Closed tkukushkin closed 10 months ago

tkukushkin commented 11 months ago

Is your feature request related to a problem? Please describe.

I would like to use mashumaro to parse query string parameters. Arrays in query strings are usually described by repeating of the same name, like foo=1&foo=2. If I'm not mistaken, mashumaro does not support such structures atm.

I've tried something like this

@dataclass
class Foo(DataClassDictMixin):
    x: float
    y: list[int]

print(Foo.from_dict(multidict.MultiDict([('x', '1.2'), ('y', '2'), ('y', '3')])))

and I was surprised that this value passes validation and deserialises to Foo(x=1.2, y=[2]). I didn't expect it to work properly, but at the same time it's a bit odd because {'x': '1.2', 'y': '2'} doesn't pass the validation.

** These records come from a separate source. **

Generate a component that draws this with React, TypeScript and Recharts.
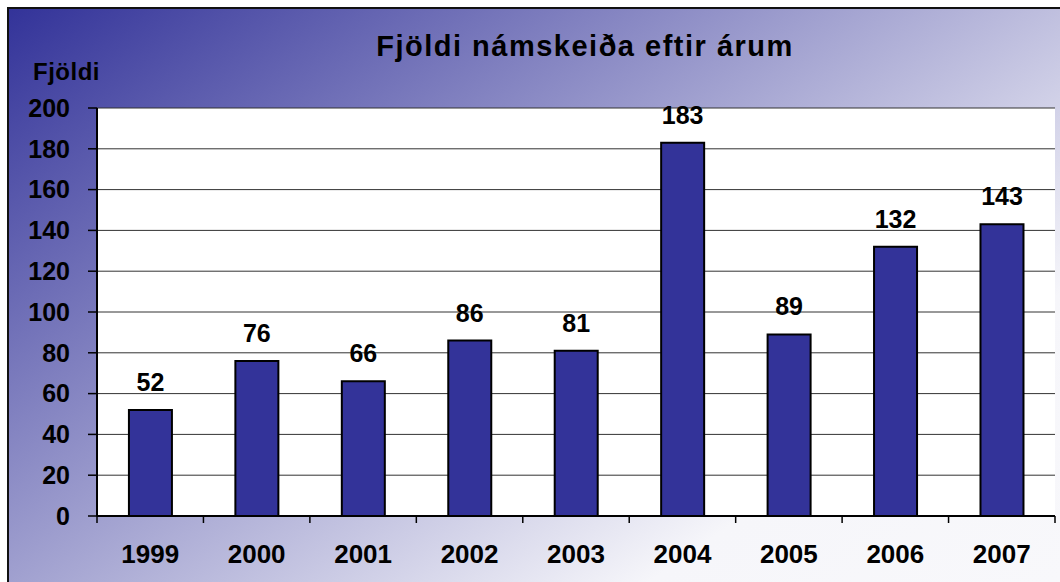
import React from 'react';
import { Bar, BarChart, CartesianGrid, LabelList, XAxis, YAxis } from 'recharts';

// ----------------------
// DATA
// ----------------------
const years = ['1999', '2000', '2001', '2002', '2003', '2004', '2005', '2006', '2007'];
const counts = [52, 76, 66, 86, 81, 183, 89, 132, 143];
const yTicks = [0, 20, 40, 60, 80, 100, 120, 140, 160, 180, 200];

const data = years.map((year, i) => ({ year, count: counts[i] }));

// ----------------------
// LAYOUT
// ----------------------
const CHART_W = 1051;
const CHART_H = 573;
const Y_AXIS_W = 88;
const RIGHT_M = 5;
const BAND = (CHART_W - Y_AXIS_W - RIGHT_M) / years.length;
const FONT = '"Liberation Sans", Arial, sans-serif';

// x ticks sit between categories, Excel style
const YearTick = ({ x, y, payload, index }: any) => {
  const half = BAND / 2;
  return (
    <g>
      <line x1={x - half} x2={x - half} y1={y} y2={y + 7} stroke="#000" strokeWidth={1.5} />
      {index === years.length - 1 && (
        <line x1={x + half} x2={x + half} y1={y} y2={y + 7} stroke="#000" strokeWidth={1.5} />
      )}
      <text x={x} y={y + 29} dy="0.71em" textAnchor="middle" fontSize={26} fontWeight="bold" fill="#000" fontFamily={FONT}>
        {payload.value}
      </text>
    </g>
  );
};

export default function App() {
  return (
    <div
      style={{
        position: 'absolute',
        left: 7,
        top: 7,
        width: 1053,
        height: 575,
        boxSizing: 'border-box',
        borderTop: '2px solid #111',
        borderLeft: '2px solid #111',
        background: 'linear-gradient(145deg, #333399 0%, #f6f6fa 78%, #f8f8fb 100%)',
        overflow: 'hidden',
        fontFamily: FONT,
      }}
    >
      <div
        style={{
          position: 'absolute',
          left: 585 - 9,
          top: 32 - 9,
          transform: 'translateX(-50%)',
          whiteSpace: 'nowrap',
          fontSize: 29,
          lineHeight: 1,
          fontWeight: 'bold',
          letterSpacing: 1.5,
          color: '#000',
        }}
      >
        Fjöldi námskeiða eftir árum
      </div>
      <div
        style={{
          position: 'absolute',
          left: 33 - 9,
          top: 60 - 9,
          fontSize: 24,
          lineHeight: 1,
          fontWeight: 'bold',
          letterSpacing: 0.5,
          color: '#000',
        }}
      >
        Fjöldi
      </div>
      <BarChart
        width={CHART_W}
        height={CHART_H}
        data={data}
        margin={{ top: 99, right: RIGHT_M, left: 0, bottom: 0 }}
        barCategoryGap="30%"
      >
        <CartesianGrid vertical={false} fill="#ffffff" stroke="#333" strokeWidth={1} />
        <XAxis xAxisId="top" orientation="top" dataKey="year" height={0} tick={false} tickLine={false} axisLine={{ stroke: '#8c8c8c', strokeWidth: 3 }} />
        <YAxis yAxisId="right" orientation="right" width={0} domain={[0, 200]} tick={false} tickLine={false} axisLine={{ stroke: '#8c8c8c', strokeWidth: 3 }} />
        <XAxis
          dataKey="year"
          height={66}
          tickSize={0}
          tickMargin={0}
          tickLine={false}
          axisLine={{ stroke: '#000', strokeWidth: 2 }}
          tick={<YearTick />}
          interval={0}
        />
        <YAxis
          width={Y_AXIS_W}
          domain={[0, 200]}
          ticks={yTicks}
          interval={0}
          tickSize={9}
          tickMargin={18}
          tickLine={{ stroke: '#000', strokeWidth: 1.5 }}
          axisLine={{ stroke: '#000', strokeWidth: 2 }}
          tick={{ fill: '#000', fontSize: 25, fontWeight: 'bold', fontFamily: FONT }}
        />
        <Bar dataKey="count" fill="#333399" stroke="#000" strokeWidth={2} isAnimationActive={false}>
          <LabelList
            dataKey="count"
            position="top"
            offset={19}
            fill="#000"
            fontSize={25}
            fontWeight="bold"
            fontFamily={FONT}
          />
        </Bar>
      </BarChart>
    </div>
  );
}
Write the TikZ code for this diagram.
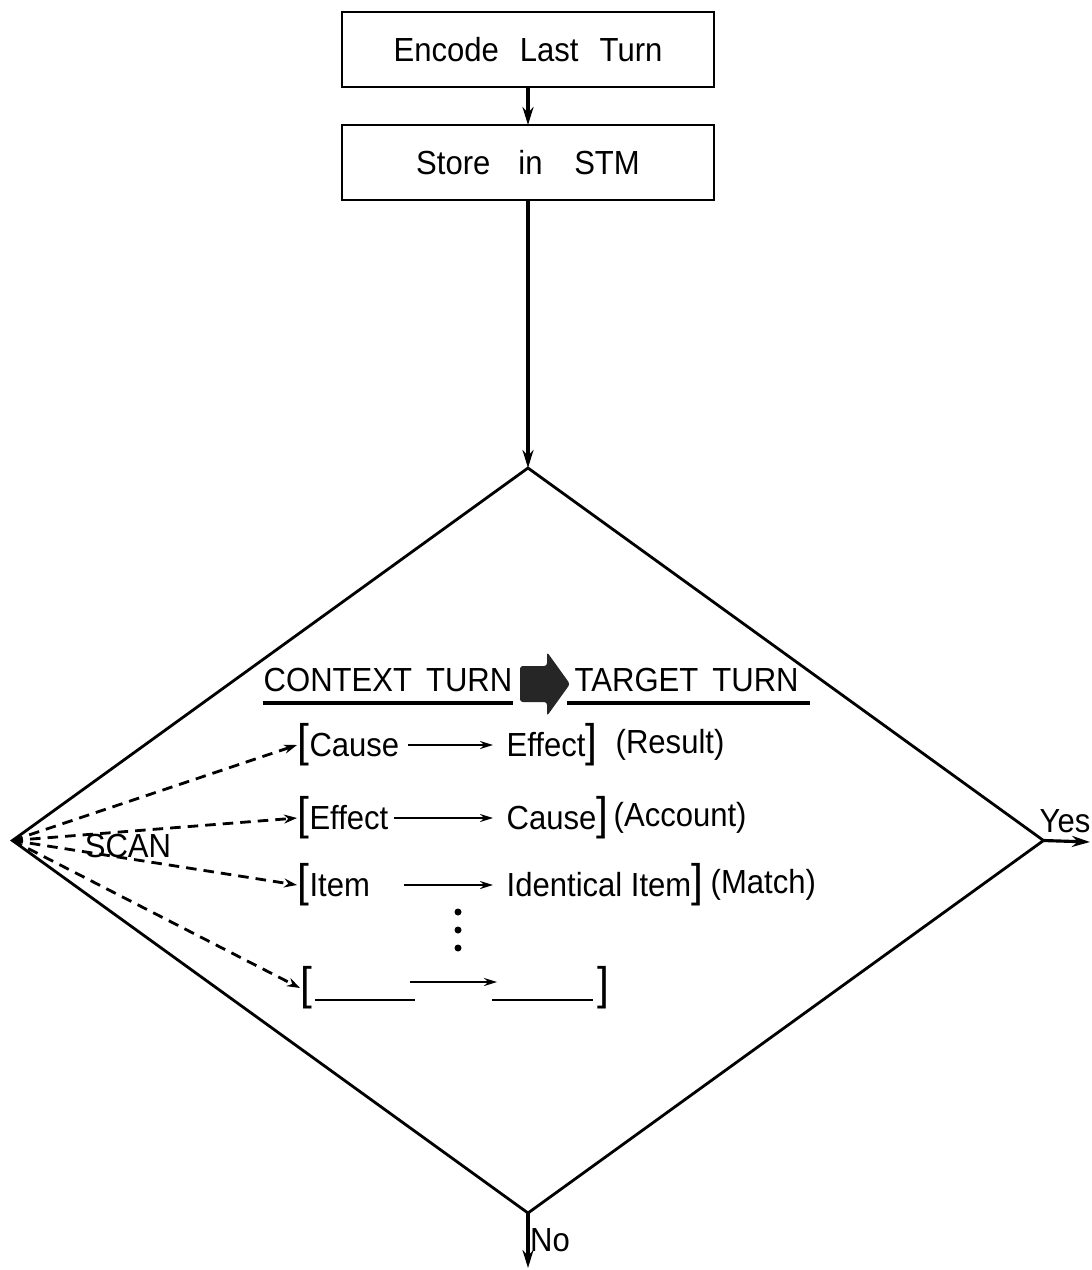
\documentclass[tikz,border=0pt]{standalone}
\usepackage{fontspec}
\setmainfont{Liberation Sans}[FakeStretch=0.93]
\usetikzlibrary{arrows.meta,shapes.geometric}

\newcommand{\opensq}{{\fontsize{13}{13}\selectfont[}}
\newcommand{\closesq}{{\fontsize{13}{13}\selectfont]}}

\begin{document}
\begin{tikzpicture}

    \tikzstyle{stepbox} = [draw, line width=0.8pt, minimum width=3.72cm, minimum height=0.75cm, inner sep=0, outer sep=0, font=\fontsize{9.5}{11}\selectfont]
    \tikzstyle{test} = [draw, diamond, line width=0.8pt, minimum width=10.31cm, minimum height=7.45cm, inner sep=0, outer sep=0]
    \tikzstyle{flow} = [line width=0.9pt, -{Stealth[length=1.8mm, width=1.1mm]}]
    \tikzstyle{pair} = [line width=0.6pt, -{Stealth[length=1.3mm, width=0.8mm]}]
    \tikzstyle{probe} = [line width=0.8pt, dash pattern=on 3pt off 2pt, -{Stealth[length=1.3mm, width=0.9mm]}]
    \tikzstyle{rowtext} = [anchor=west, inner sep=0, font=\fontsize{9.5}{11}\selectfont]
    \tikzstyle{tag} = [inner sep=0, font=\fontsize{9.5}{11}\selectfont]
    \tikzstyle{rule} = [line width=1.3pt]

    \useasboundingbox (0,0) rectangle (10.92,-12.70);

    % boxes and decision
    \node[stepbox] (encode) at (5.28,-0.495) {Encode\hspace{6pt}Last\hspace{6pt}Turn};
    \node[stepbox] (store) at (5.28,-1.625) {Store\hspace{8pt}in\hspace{9pt}STM};
    \node[test] (scan) at (5.28,-8.405) {};

    \coordinate (yesend) at (10.90,-8.42);
    \coordinate (noend) at (5.28,-12.68);

    \draw[flow] (encode) -- (store);
    \draw[flow] (store) -- (scan.north);
    \draw[flow] (scan.east) -- (yesend);
    \draw[flow] (scan.south) -- (noend);

    \node[tag] (yes) at (10.65,-8.21) {Yes};
    \node[tag] (no) at (5.50,-12.40) {No};

    % header
    \node[rowtext] (ctx) at (2.63,-6.80) {CONTEXT\hspace{4pt}TURN};
    \node[rowtext] (tgt) at (5.74,-6.80) {TARGET\hspace{4pt}TURN};
    \draw[rule] ([yshift=-3pt]ctx.south west) -- ([yshift=-3pt]ctx.south east);
    \draw[rule] ([yshift=-3pt, xshift=-2pt]tgt.south west) -- ([yshift=-3pt, xshift=3pt]tgt.south east);
    \fill[black!85, rounded corners=0.8pt] (5.20,-6.66) -- (5.47,-6.66) -- (5.47,-6.52) -- (5.70,-6.84)
        -- (5.47,-7.16) -- (5.47,-7.02) -- (5.20,-7.02) -- cycle;

    % pairs
    \node[rowtext] (cause1) at (2.97,-7.45) {\opensq Cause};
    \node[rowtext] (effect1) at (5.06,-7.45) {Effect\closesq};
    \node[rowtext] (result) at (6.15,-7.45) {(Result)};

    \node[rowtext] (effect2) at (2.97,-8.18) {\opensq Effect};
    \node[rowtext] (cause2) at (5.06,-8.18) {Cause\closesq};
    \node[rowtext] (account) at (6.13,-8.18) {(Account)};

    \node[rowtext] (item3) at (2.97,-8.85) {\opensq Item};
    \node[rowtext] (ident3) at (5.06,-8.85) {Identical Item\closesq};
    \node[rowtext] (match) at (7.10,-8.85) {(Match)};

    \node[rowtext] (open5) at (3.00,-9.88) {\opensq};
    \node[rowtext] (close5) at (5.97,-9.88) {\closesq};
    \coordinate (g5a) at (4.10,-9.82);
    \coordinate (g5b) at (4.97,-9.82);

    \draw[pair, shorten <=0.08cm, shorten >=0.13cm] (cause1) -- (effect1);
    \draw[pair, shorten <=0.05cm, shorten >=0.13cm] (effect2) -- (cause2);
    \draw[pair, shorten <=0.33cm, shorten >=0.13cm] (item3) -- (ident3);
    \draw[pair] (g5a) -- (g5b);
    \draw[line width=0.6pt] (3.15,-10.0) -- (4.15,-10.0);
    \draw[line width=0.6pt] (4.92,-10.0) -- (5.93,-10.0);

    \foreach \y in {9.12, 9.30, 9.48}
        \fill (4.58,-\y) circle (0.035);

    % scanning
    \node[tag] (scantxt) at (1.28,-8.46) {SCAN};
    \foreach \row in {cause1, effect2, item3, open5}
        \draw[probe] (scan.west) -- (\row.west);

\end{tikzpicture}
\end{document}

Describe the solution you'd like

Fatal1ty commented 11 months ago

Hi @tkukushkin

I’m currently on my vacation and will answer you next week. Before that you can read an example of using MultiDict with SerializationStrategy here https://github.com/Fatal1ty/mashumaro#third-party-generic-types

tkukushkin commented 11 months ago

Hi! I've seen this example, but if I'm not mistaken, it is not about reading dataclass from multidict, but about reading some data to multidict. Have a good vacation)

Fatal1ty commented 10 months ago

Ok, I'm here. The first thing I want to say is that different web frameworks have different multidict implementations for working with query string. The package multidict is not the only implementation. So, since there is no standard implementation that would dictate how dunder methods should work and what additional methods should exist, I'm not sure that mashumaro should have native support for multidict structures. However, you can make it work with multidict structures using a pre-deserialize hook. In the following example, I'll show you how to do this with multidict package that has getall method:

from dataclasses import dataclass
from typing import get_type_hints

import multidict

from mashumaro import DataClassDictMixin
from mashumaro.core.meta.helpers import get_type_origin

class DataClassMultiDictMixin(DataClassDictMixin):
    def __init_subclass__(cls, **kwargs):
        super().__init_subclass__(**kwargs)
        list_fields = set()
        for fname, ftype in get_type_hints(cls).items():
            if issubclass(get_type_origin(ftype), list):
            # you can check not only for lists but for other collection types
                list_fields.add(fname)
        cls.__list_fields__ = list_fields

    @classmethod
    def __pre_deserialize__(cls, d):
        # d.copy() can be used if necessary
        for name in cls.__list_fields__:
            d[name] = d.getall(name)
        return d

@dataclass
class Foo(DataClassMultiDictMixin):
    x: float
    y: list[int]

o = Foo.from_dict(multidict.MultiDict([("x", "1.2"), ("y", "2"), ("y", "3")]))
assert o == Foo(x=1.2, y=[2, 3])

The idea is simple. The string contains either a single value or a multiple value. Here we use the dataclass type hints to collect all keys that are supposed to have multiple values and get all the values in the hook. We could use this reflection at runtime in the hook but it's more performant to do it once on dataclass creation.

Fatal1ty commented 10 months ago

@tkukushkin can we close this issue now?

Fatal1ty commented 10 months ago

I’m closing this one. Feel free to reopen if you have further questions.